TASK DESCRIPTION:
Go through the data and copy every line exactly, but not the images.

PROVIDED DATA:

****************

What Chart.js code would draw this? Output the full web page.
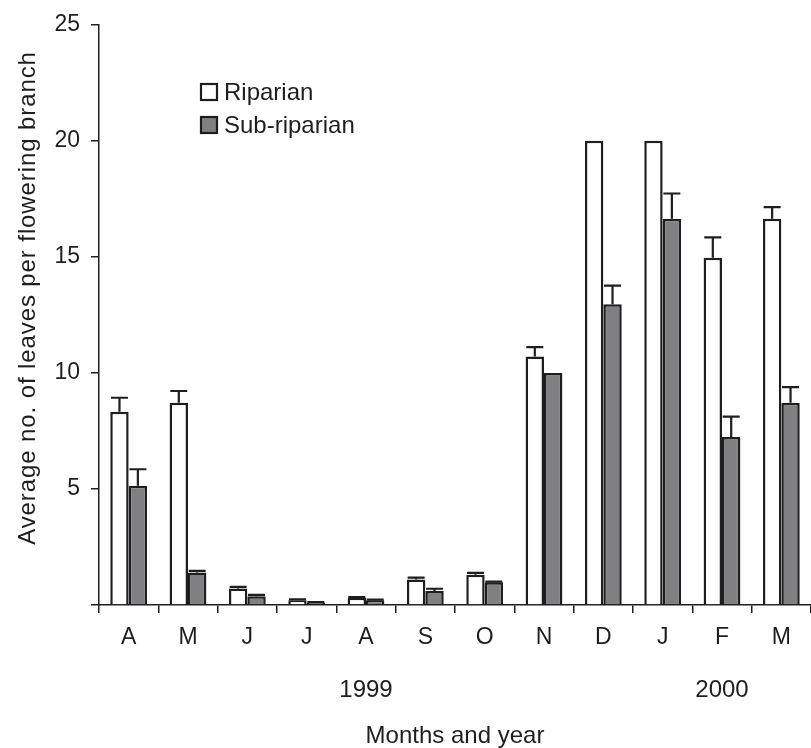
<!DOCTYPE html>
<html><head><meta charset="utf-8">
<script src="https://cdn.jsdelivr.net/npm/chart.js@4.4.0/dist/chart.umd.min.js"></script>
<style>html,body{margin:0;padding:0;background:#fff}#wrap{width:811px;height:748px}</style>
</head><body><div id="wrap"><canvas id="c" width="811" height="748"></canvas></div>
<script>
const months = ['A','M','J','J','A','S','O','N','D','J','F','M'];
const riparian = [8.33, 8.72, 0.71, 0.21, 0.31, 1.1, 1.3, 10.71, 20, 20, 14.96, 16.64];
const riparianErr = [0.6, 0.5, 0.07, 0.03, 0.03, 0.08, 0.08, 0.4, 0, 0, 0.88, 0.5];
const subRiparian = [5.14, 1.4, 0.38, 0.1, 0.21, 0.6, 0.98, 10.0, 12.96, 16.64, 7.24, 8.72];
const subRiparianErr = [0.71, 0.07, 0.06, 0.02, 0.02, 0.1, 0.03, 0, 0.8, 1.09, 0.88, 0.67];
const yTicks = [0, 5, 10, 15, 20, 25];
const yearLabels = ['1999', '2000'];
const yearAtCategory = [4, 10];
const seriesNames = ['Riparian', 'Sub-riparian'];
const seriesFills = ['#ffffff', '#808083'];

const FONT = '"Liberation Sans", Arial, Helvetica, sans-serif';
const INK = '#1e1e1e';

const errorBars = {
  id: 'errorBars',
  afterDatasetsDraw(chart) {
    const ctx = chart.ctx, y = chart.scales.y;
    const errs = [riparianErr, subRiparianErr];
    ctx.save();
    ctx.strokeStyle = INK; ctx.lineWidth = 2.2;
    chart.data.datasets.forEach((ds, di) => {
      const meta = chart.getDatasetMeta(di);
      meta.data.forEach((bar, i) => {
        const e = errs[di][i];
        if (!e) return;
        const top = y.getPixelForValue(ds.data[i] + e);
        ctx.beginPath();
        ctx.moveTo(bar.x, bar.y); ctx.lineTo(bar.x, top);
        ctx.moveTo(bar.x - 8.5, top); ctx.lineTo(bar.x + 8.5, top);
        ctx.stroke();
      });
    });
    ctx.restore();
  }
};

const extraText = {
  id: 'extraText',
  afterDraw(chart) {
    const ctx = chart.ctx, x = chart.scales.x;
    ctx.save();
    ctx.fillStyle = INK;
    ctx.font = '24px ' + FONT;
    ctx.textAlign = 'center'; ctx.textBaseline = 'middle';
    yearLabels.forEach((t, i) => ctx.fillText(t, x.getPixelForValue(yearAtCategory[i]), 690));
    // legend
    ctx.textAlign = 'left';
    seriesNames.forEach((n, i) => {
      const by = 84 + i * 33;
      ctx.fillStyle = seriesFills[i];
      ctx.fillRect(201, by, 16, 16);
      ctx.strokeStyle = INK; ctx.lineWidth = 2.2;
      ctx.strokeRect(201, by, 16, 16);
      ctx.fillStyle = INK;
      ctx.fillText(n, 224, by + 9);
    });
    // y title
    ctx.translate(28, 298);
    ctx.rotate(-Math.PI / 2);
    ctx.textAlign = 'center';
    ctx.letterSpacing = '0.9px';
    ctx.fillText('Average no. of leaves per flowering branch', 0, 0);
    ctx.restore();
  }
};

new Chart(document.getElementById('c'), {
  type: 'bar',
  data: {
    labels: months,
    datasets: [
      { label: seriesNames[0], data: riparian, backgroundColor: seriesFills[0], borderColor: INK, borderWidth: 2.5,
        categoryPercentage: 0.62, barPercentage: 1.0 },
      { label: seriesNames[1], data: subRiparian, backgroundColor: seriesFills[1], borderColor: INK, borderWidth: 2.5,
        categoryPercentage: 0.62, barPercentage: 1.0 }
    ]
  },
  options: {
    responsive: false,
    animation: false,
    devicePixelRatio: 1,
    layout: { padding: { top: 20, left: 0, right: 0, bottom: 0 } },
    plugins: { legend: { display: false }, tooltip: { enabled: false } },
    scales: {
      x: {
        grid: { drawOnChartArea: false, drawTicks: true, tickLength: 8, color: INK, lineWidth: 1.5, offset: true },
        border: { display: true, color: INK, width: 1.5 },
        ticks: { color: INK, font: { family: FONT, size: 23 }, padding: 11, maxRotation: 0, autoSkip: false },
        title: { display: true, text: 'Months and year', color: INK, font: { family: FONT, size: 24, lineHeight: 1 }, padding: 0 },
        afterFit(s) { s.height = 143; }
      },
      y: {
        min: 0, max: 25,
        afterBuildTicks(s) { s.ticks = yTicks.map(v => ({ value: v })); },
        grid: { drawOnChartArea: false, drawTicks: true, tickLength: 8, color: INK, lineWidth: 1.5 },
        border: { display: true, color: INK, width: 1.5 },
        ticks: { color: INK, font: { family: FONT, size: 23 }, padding: 11,
          callback: (v) => v === 0 ? '' : String(v) },
        afterFit(s) { s.width = 99; }
      }
    }
  },
  plugins: [errorBars, extraText]
});
</script>
</body></html>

****************

ANSWER BELOW:
What Chart.js code would draw this? Output the full web page.
<!DOCTYPE html>
<html><head><meta charset="utf-8">
<script src="https://cdn.jsdelivr.net/npm/chart.js@4.4.0/dist/chart.umd.min.js"></script>
<style>html,body{margin:0;padding:0;background:#fff}#wrap{width:811px;height:748px}</style>
</head><body><div id="wrap"><canvas id="c" width="811" height="748"></canvas></div>
<script>
const months = ['A','M','J','J','A','S','O','N','D','J','F','M'];
const riparian = [8.33, 8.72, 0.71, 0.21, 0.31, 1.1, 1.3, 10.71, 20, 20, 14.96, 16.64];
const riparianErr = [0.6, 0.5, 0.07, 0.03, 0.03, 0.08, 0.08, 0.4, 0, 0, 0.88, 0.5];
const subRiparian = [5.14, 1.4, 0.38, 0.1, 0.21, 0.6, 0.98, 10.0, 12.96, 16.64, 7.24, 8.72];
const subRiparianErr = [0.71, 0.07, 0.06, 0.02, 0.02, 0.1, 0.03, 0, 0.8, 1.09, 0.88, 0.67];
const yTicks = [0, 5, 10, 15, 20, 25];
const yearLabels = ['1999', '2000'];
const yearAtCategory = [4, 10];
const seriesNames = ['Riparian', 'Sub-riparian'];
const seriesFills = ['#ffffff', '#808083'];

const FONT = '"Liberation Sans", Arial, Helvetica, sans-serif';
const INK = '#1e1e1e';

const errorBars = {
  id: 'errorBars',
  afterDatasetsDraw(chart) {
    const ctx = chart.ctx, y = chart.scales.y;
    const errs = [riparianErr, subRiparianErr];
    ctx.save();
    ctx.strokeStyle = INK; ctx.lineWidth = 2.2;
    chart.data.datasets.forEach((ds, di) => {
      const meta = chart.getDatasetMeta(di);
      meta.data.forEach((bar, i) => {
        const e = errs[di][i];
        if (!e) return;
        const top = y.getPixelForValue(ds.data[i] + e);
        ctx.beginPath();
        ctx.moveTo(bar.x, bar.y); ctx.lineTo(bar.x, top);
        ctx.moveTo(bar.x - 8.5, top); ctx.lineTo(bar.x + 8.5, top);
        ctx.stroke();
      });
    });
    ctx.restore();
  }
};

const extraText = {
  id: 'extraText',
  afterDraw(chart) {
    const ctx = chart.ctx, x = chart.scales.x;
    ctx.save();
    ctx.fillStyle = INK;
    ctx.font = '24px ' + FONT;
    ctx.textAlign = 'center'; ctx.textBaseline = 'middle';
    yearLabels.forEach((t, i) => ctx.fillText(t, x.getPixelForValue(yearAtCategory[i]), 690));
    // legend
    ctx.textAlign = 'left';
    seriesNames.forEach((n, i) => {
      const by = 84 + i * 33;
      ctx.fillStyle = seriesFills[i];
      ctx.fillRect(201, by, 16, 16);
      ctx.strokeStyle = INK; ctx.lineWidth = 2.2;
      ctx.strokeRect(201, by, 16, 16);
      ctx.fillStyle = INK;
      ctx.fillText(n, 224, by + 9);
    });
    // y title
    ctx.translate(28, 298);
    ctx.rotate(-Math.PI / 2);
    ctx.textAlign = 'center';
    ctx.letterSpacing = '0.9px';
    ctx.fillText('Average no. of leaves per flowering branch', 0, 0);
    ctx.restore();
  }
};

new Chart(document.getElementById('c'), {
  type: 'bar',
  data: {
    labels: months,
    datasets: [
      { label: seriesNames[0], data: riparian, backgroundColor: seriesFills[0], borderColor: INK, borderWidth: 2.5,
        categoryPercentage: 0.62, barPercentage: 1.0 },
      { label: seriesNames[1], data: subRiparian, backgroundColor: seriesFills[1], borderColor: INK, borderWidth: 2.5,
        categoryPercentage: 0.62, barPercentage: 1.0 }
    ]
  },
  options: {
    responsive: false,
    animation: false,
    devicePixelRatio: 1,
    layout: { padding: { top: 20, left: 0, right: 0, bottom: 0 } },
    plugins: { legend: { display: false }, tooltip: { enabled: false } },
    scales: {
      x: {
        grid: { drawOnChartArea: false, drawTicks: true, tickLength: 8, color: INK, lineWidth: 1.5, offset: true },
        border: { display: true, color: INK, width: 1.5 },
        ticks: { color: INK, font: { family: FONT, size: 23 }, padding: 11, maxRotation: 0, autoSkip: false },
        title: { display: true, text: 'Months and year', color: INK, font: { family: FONT, size: 24, lineHeight: 1 }, padding: 0 },
        afterFit(s) { s.height = 143; }
      },
      y: {
        min: 0, max: 25,
        afterBuildTicks(s) { s.ticks = yTicks.map(v => ({ value: v })); },
        grid: { drawOnChartArea: false, drawTicks: true, tickLength: 8, color: INK, lineWidth: 1.5 },
        border: { display: true, color: INK, width: 1.5 },
        ticks: { color: INK, font: { family: FONT, size: 23 }, padding: 11,
          callback: (v) => v === 0 ? '' : String(v) },
        afterFit(s) { s.width = 99; }
      }
    }
  },
  plugins: [errorBars, extraText]
});
</script>
</body></html>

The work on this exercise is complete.